Tous les fonctionnaires lisent la presse, car il faut toujours se tenir informé. Cela fait bien de dire aux élus qu'on les a vus dans le journal, inaugurer, poser la 1ère pierre, faire un beau discours.

J'ai horreur de ces simulacres de VIP qui consiste à se faire photographier soit-disant posant la 1ère pierre d'un édifice dont ils endosseront la paternité (pauvre maçons oubliés dans l'affaire) ce qui compte avant tout, c'est le politique qui aura distribué l'argent du contribuable (comme si c'était lui qui donnait l'argent…).

On a là généralement la brochette des notables du coin. Le maire n'est plus reconnaissable, car il a abandonné le ruban tricolore qui le caractérisait, et idem pour le Préfet qui sort très rarement dans sa tenue d'apparat.  On reconnaît les opposants assez facilement, car ils sont en bout de photo essayant d'y entrer comme ils peuvent. A moins d'être dans le vent (dans le confidences) tout près des élus, personne ne sait qui est qui et tout le monde s'en fout !

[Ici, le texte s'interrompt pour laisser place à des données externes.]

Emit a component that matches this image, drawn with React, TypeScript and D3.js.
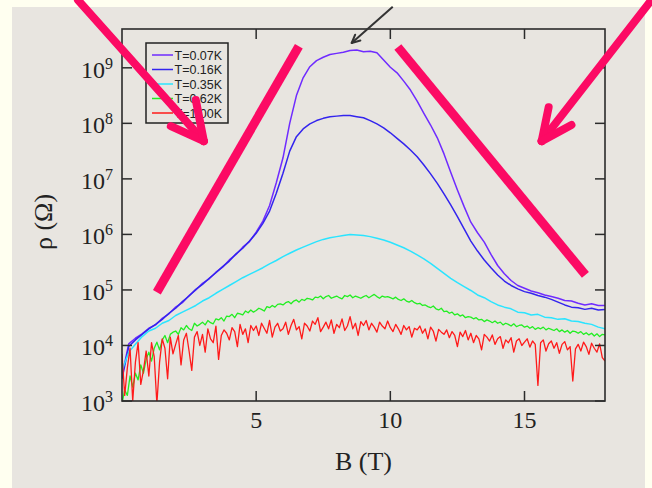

Surtout que la pose de la 1ère pierre est suivie, quelques années plus tard (rarement des mois) de l'inauguration , qui n'a pas évolué d'un pouce depuis des lustres. On coupe le ruban tricolore (à une multitude de doigts là encre : maire, Préfet, Président du Conseil Général, Régional, Députés, Sénateurs, opposants de gauche quand les locaux sont à droite, opposants de droite quand les locaux sont à gauche.

Aucun technicien ne doit figurer sur la photo, ni être cité dans le canard ! Ce ne sont que les petits travailleurs de l'ombre. Il y a des consignes !

Je hais et j'ai toujours haïe ces cérémonies, qui n'offrent qu'un spectacle pitoyable de nos pauvres politiciens.